Scholarly works on the 1994 Genocide against the Tutsi have been too generic with minimal focus on institutional violence. Therefore, this paper addresses this knowledge gap by focusing on the former Caisse Sociale du Rwanda (CSR) as a case study. The research adopted a qualitative approach, with primary data being collected through structured and semi-structured interviews, which were administered to sixty-two (62) participants, and data collection methods were structured and semi-structured interviews, observation method, and secondary sources. Primary data was complemented and reinforced with data from secondary sources.

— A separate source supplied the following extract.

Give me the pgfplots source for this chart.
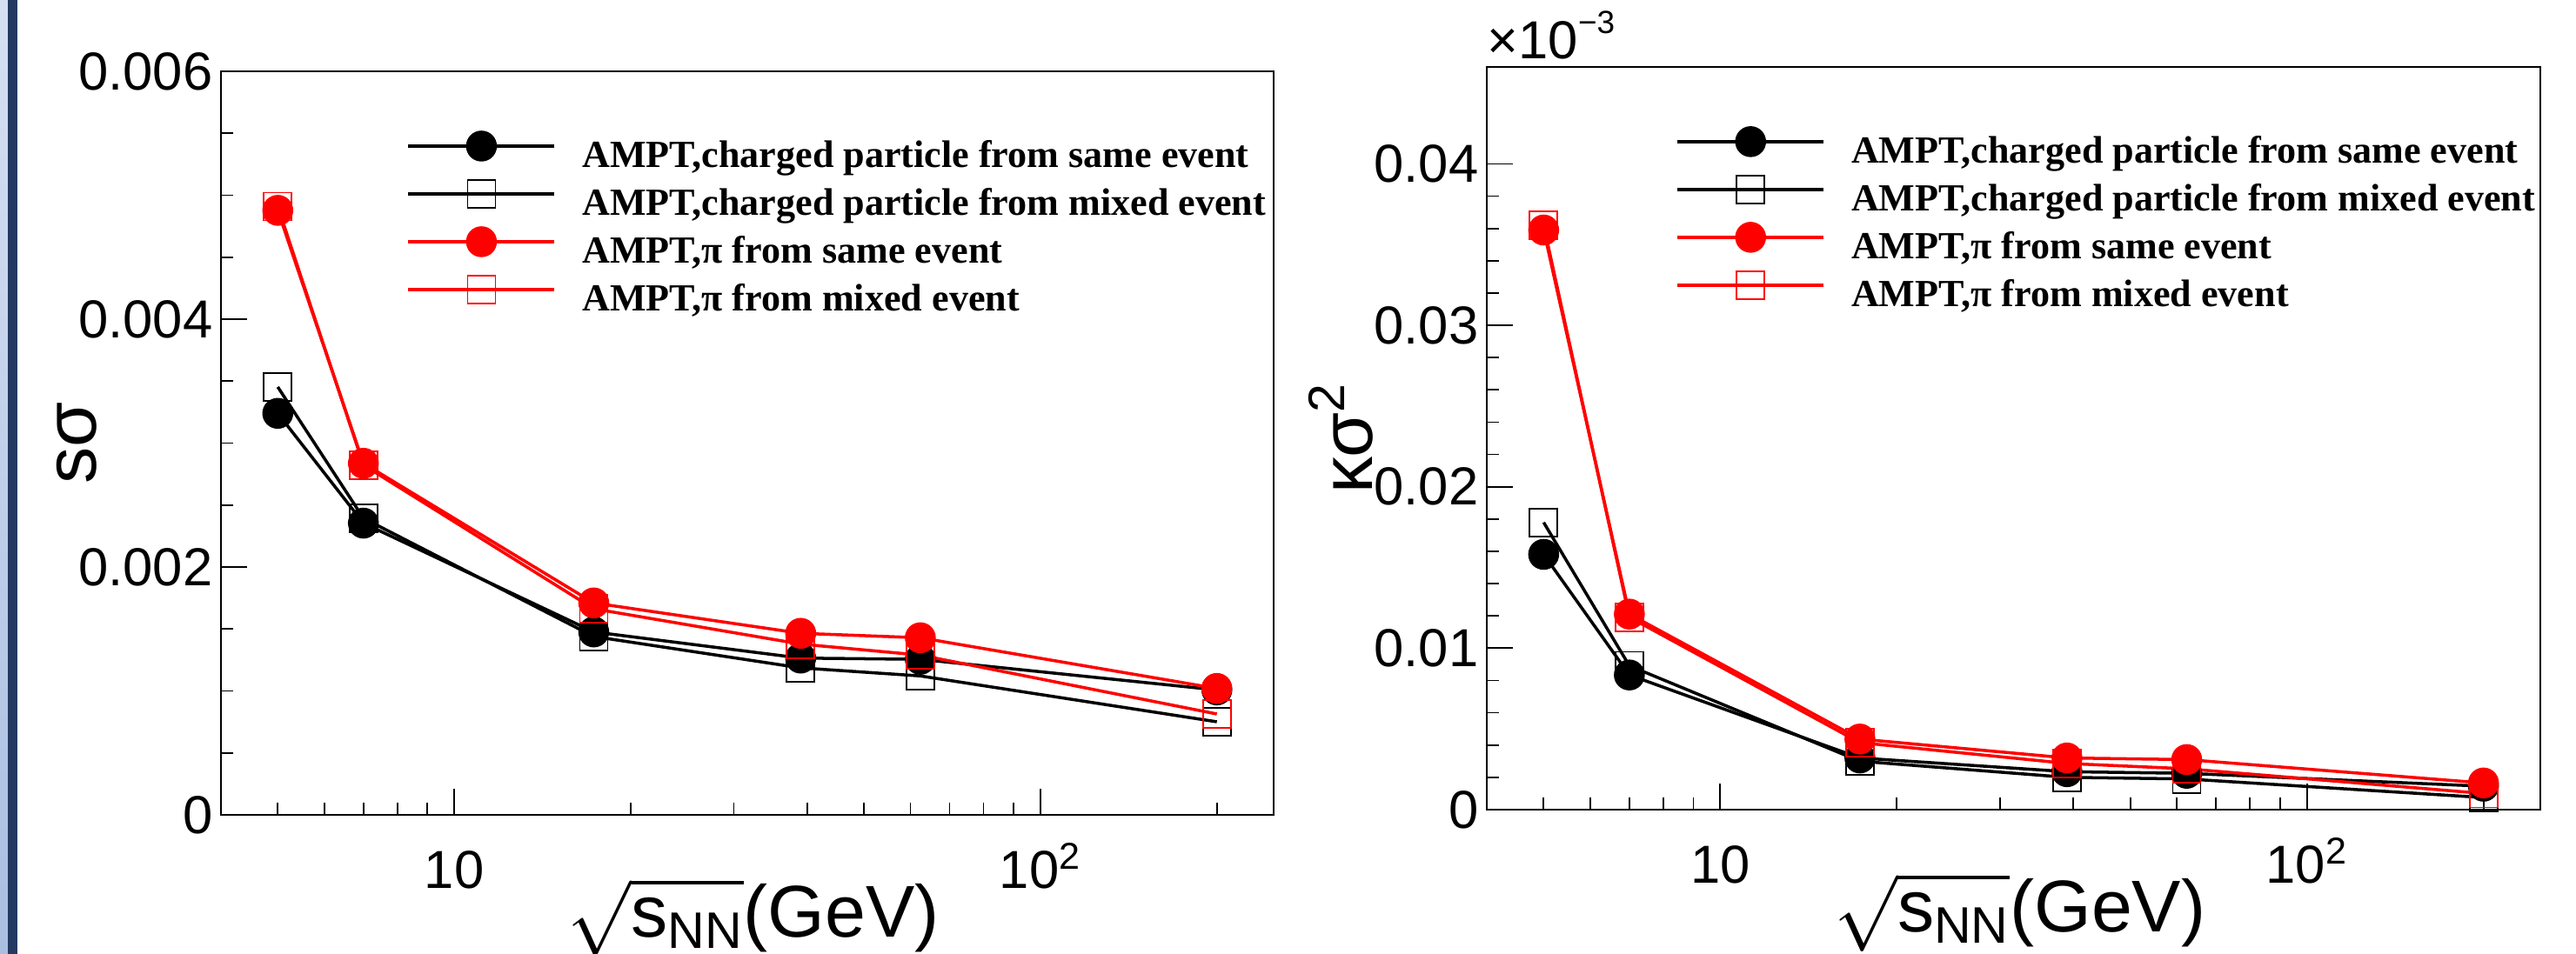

This research study, which is built on ideological and identitarianism discourses, addresses some specific questions to elicit empirical explanations for institutional violence within state institutions, using the former Caisse Sociale du Rwanda as a case study. Specifically, the study sought to determine the level to which institutional violence was engineered within CSR during the genocide as well as assess the relations between Hutu and Tutsi employees before the 1994 war, during the 1994 war, and during the 1994 genocide. The study further delves into how Hutu employees engineered the execution and executed Tutsis within the former institution and the role institutional leaders played in executing the genocide both within and outside the former institution. Additionally, the study explores the weaponry used to commit the killings and how the institution covered up and tried to erase these acts afterward.

The findings show the institutionalization of violence through different political periods. The study also highlights the crimes committed against the former Tutsi employees, weapons used in killing the former Tutsi employees, acts of erasing genocide facts, and how the former state institution used workers’ money to implement the genocide in conspiracy with the former genocidal government. As depicted in the empirical findings, institutional ethnic cleavage was a result of ethnopolitical violence against Tutsi employees. The extent and consistency of ethnic institutionalization and violence against Tutsi employees were unprecedented. Equally, legitimizing exclusion in CSR was inseparable from the state’s ethnic divide between the Hutu and Tutsi.